## Start AVAILABLE DATA

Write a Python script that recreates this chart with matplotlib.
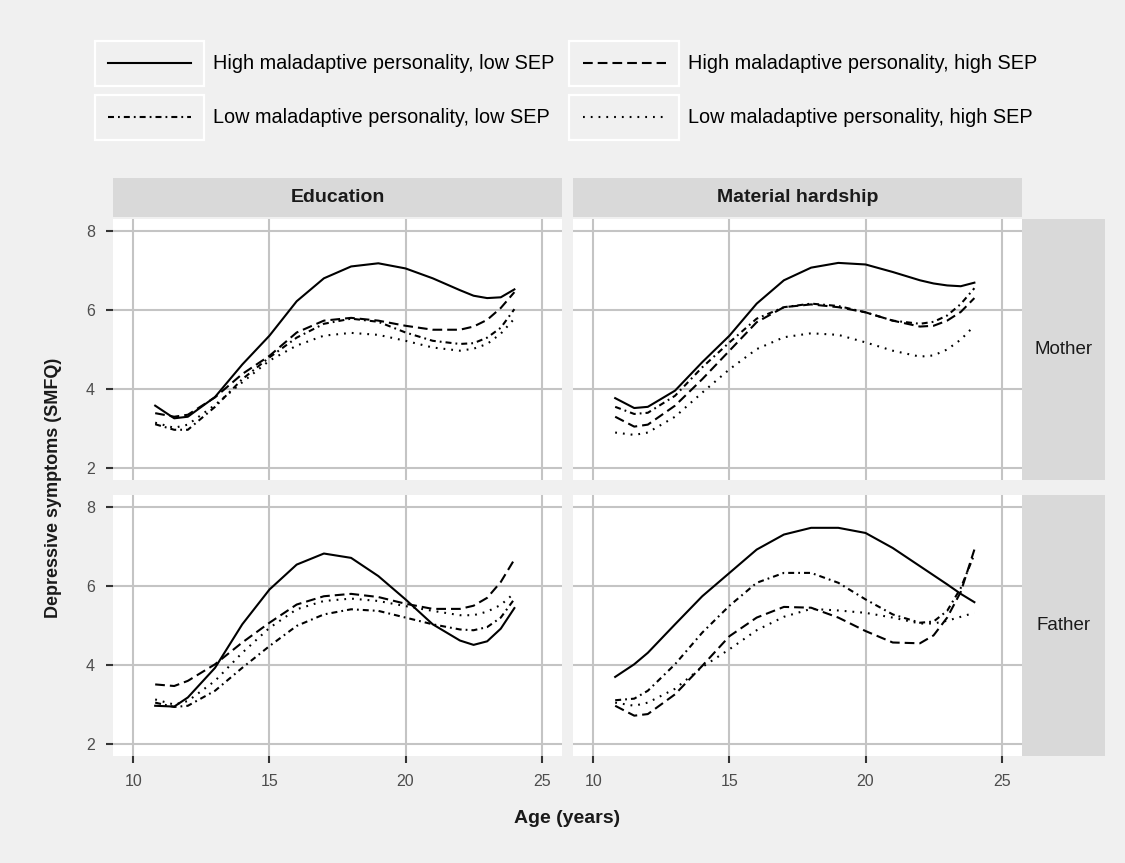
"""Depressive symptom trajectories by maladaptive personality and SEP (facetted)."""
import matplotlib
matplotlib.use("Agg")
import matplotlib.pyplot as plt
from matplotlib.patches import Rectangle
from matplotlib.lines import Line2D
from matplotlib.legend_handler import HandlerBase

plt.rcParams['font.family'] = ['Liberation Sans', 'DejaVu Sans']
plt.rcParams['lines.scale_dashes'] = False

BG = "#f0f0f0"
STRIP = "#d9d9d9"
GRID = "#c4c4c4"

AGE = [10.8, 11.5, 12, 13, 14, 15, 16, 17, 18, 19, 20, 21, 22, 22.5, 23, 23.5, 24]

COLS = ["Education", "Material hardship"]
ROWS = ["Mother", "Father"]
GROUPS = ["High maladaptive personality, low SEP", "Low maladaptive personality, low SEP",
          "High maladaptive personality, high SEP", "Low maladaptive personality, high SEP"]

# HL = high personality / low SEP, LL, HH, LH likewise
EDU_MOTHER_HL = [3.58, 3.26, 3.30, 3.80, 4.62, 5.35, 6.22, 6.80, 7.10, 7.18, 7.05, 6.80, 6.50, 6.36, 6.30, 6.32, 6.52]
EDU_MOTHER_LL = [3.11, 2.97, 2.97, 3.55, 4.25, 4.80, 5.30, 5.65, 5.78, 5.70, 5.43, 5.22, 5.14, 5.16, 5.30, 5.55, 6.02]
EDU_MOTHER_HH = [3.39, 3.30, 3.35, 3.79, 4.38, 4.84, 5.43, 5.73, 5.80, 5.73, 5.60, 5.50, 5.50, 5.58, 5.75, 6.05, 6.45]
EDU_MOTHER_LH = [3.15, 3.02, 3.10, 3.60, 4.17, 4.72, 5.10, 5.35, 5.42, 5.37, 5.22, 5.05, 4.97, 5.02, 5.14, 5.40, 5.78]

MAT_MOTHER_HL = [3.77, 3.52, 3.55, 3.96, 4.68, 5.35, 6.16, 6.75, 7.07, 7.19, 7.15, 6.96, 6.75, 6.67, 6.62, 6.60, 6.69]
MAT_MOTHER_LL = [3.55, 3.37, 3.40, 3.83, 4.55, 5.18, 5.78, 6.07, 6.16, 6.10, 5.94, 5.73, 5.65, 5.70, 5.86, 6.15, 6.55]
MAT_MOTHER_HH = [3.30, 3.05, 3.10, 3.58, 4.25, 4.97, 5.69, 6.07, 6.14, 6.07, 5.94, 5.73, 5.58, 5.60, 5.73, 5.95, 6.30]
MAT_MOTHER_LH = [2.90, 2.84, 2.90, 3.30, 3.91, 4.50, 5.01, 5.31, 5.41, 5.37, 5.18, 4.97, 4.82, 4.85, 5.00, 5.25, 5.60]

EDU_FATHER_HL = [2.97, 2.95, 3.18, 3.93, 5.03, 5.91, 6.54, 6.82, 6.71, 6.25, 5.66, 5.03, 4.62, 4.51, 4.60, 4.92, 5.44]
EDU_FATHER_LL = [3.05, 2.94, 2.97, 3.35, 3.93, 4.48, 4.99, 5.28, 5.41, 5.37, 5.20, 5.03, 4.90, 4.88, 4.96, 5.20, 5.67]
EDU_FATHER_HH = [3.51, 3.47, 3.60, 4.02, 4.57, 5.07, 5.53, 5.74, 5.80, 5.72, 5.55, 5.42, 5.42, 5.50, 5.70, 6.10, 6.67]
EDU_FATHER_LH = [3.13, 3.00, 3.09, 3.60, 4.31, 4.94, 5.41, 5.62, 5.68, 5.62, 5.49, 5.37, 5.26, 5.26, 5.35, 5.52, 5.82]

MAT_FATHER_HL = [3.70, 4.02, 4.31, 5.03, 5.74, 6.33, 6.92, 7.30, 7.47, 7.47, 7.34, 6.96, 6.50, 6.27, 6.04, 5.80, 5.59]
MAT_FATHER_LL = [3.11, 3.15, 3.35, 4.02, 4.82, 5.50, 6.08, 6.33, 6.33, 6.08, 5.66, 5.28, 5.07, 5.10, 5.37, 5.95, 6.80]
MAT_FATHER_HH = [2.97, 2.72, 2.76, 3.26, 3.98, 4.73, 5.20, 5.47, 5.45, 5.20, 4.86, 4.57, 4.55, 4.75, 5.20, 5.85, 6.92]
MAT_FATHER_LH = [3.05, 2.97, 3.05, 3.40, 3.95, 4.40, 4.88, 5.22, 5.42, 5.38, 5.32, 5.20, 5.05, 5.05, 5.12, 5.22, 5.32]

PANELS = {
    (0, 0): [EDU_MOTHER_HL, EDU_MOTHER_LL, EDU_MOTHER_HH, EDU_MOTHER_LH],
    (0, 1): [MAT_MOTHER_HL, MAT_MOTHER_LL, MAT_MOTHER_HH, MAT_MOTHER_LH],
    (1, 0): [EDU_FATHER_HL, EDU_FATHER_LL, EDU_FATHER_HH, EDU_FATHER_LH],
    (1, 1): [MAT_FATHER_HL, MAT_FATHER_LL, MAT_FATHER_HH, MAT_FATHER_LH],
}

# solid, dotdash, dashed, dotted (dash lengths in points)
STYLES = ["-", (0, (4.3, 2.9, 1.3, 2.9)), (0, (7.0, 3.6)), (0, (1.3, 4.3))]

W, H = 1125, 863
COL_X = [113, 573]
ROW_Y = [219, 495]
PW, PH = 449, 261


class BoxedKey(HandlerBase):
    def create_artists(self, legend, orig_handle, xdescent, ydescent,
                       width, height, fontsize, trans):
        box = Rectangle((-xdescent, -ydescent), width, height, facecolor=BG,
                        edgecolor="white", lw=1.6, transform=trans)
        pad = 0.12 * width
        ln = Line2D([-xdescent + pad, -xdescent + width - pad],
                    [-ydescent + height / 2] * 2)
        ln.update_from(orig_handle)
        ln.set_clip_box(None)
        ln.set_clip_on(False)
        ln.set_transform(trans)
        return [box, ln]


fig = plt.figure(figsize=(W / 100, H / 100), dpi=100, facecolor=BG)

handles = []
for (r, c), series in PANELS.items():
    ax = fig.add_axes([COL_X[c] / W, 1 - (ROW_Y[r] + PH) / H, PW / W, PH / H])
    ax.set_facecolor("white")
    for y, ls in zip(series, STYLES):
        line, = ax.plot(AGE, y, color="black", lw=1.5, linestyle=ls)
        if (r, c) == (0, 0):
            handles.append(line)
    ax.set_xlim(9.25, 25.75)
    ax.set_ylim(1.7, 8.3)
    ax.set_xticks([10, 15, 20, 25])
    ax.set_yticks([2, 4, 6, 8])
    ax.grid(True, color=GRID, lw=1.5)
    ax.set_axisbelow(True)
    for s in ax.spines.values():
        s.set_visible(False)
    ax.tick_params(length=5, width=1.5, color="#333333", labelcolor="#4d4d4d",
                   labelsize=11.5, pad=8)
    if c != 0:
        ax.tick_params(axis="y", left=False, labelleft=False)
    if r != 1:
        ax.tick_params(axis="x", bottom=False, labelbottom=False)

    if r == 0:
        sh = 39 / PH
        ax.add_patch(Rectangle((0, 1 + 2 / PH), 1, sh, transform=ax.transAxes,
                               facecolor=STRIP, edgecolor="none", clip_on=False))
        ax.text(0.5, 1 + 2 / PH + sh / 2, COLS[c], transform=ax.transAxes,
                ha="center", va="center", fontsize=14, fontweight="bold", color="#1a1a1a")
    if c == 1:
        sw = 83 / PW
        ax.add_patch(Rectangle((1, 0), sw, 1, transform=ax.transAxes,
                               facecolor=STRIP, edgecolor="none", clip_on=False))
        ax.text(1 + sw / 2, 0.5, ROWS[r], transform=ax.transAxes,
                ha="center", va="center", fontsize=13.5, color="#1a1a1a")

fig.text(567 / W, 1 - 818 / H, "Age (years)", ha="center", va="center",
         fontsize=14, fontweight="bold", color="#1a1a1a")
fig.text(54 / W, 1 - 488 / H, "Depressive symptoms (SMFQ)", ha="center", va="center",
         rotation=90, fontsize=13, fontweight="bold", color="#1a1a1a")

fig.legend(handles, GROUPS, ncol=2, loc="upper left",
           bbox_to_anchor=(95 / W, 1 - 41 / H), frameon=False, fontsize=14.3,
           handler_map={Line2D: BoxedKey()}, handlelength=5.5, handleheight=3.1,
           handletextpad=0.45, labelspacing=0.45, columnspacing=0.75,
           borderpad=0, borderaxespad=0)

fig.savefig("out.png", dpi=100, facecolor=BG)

## End AVAILABLE DATA

Return, unchanged, the lines from the first line of the material through the line that holds "plt.rcParams['lines.scale_dashes'] = False", inclusive, omitting pictures.

Write a Python script that recreates this chart with matplotlib.
"""Depressive symptom trajectories by maladaptive personality and SEP (facetted)."""
import matplotlib
matplotlib.use("Agg")
import matplotlib.pyplot as plt
from matplotlib.patches import Rectangle
from matplotlib.lines import Line2D
from matplotlib.legend_handler import HandlerBase

plt.rcParams['font.family'] = ['Liberation Sans', 'DejaVu Sans']
plt.rcParams['lines.scale_dashes'] = False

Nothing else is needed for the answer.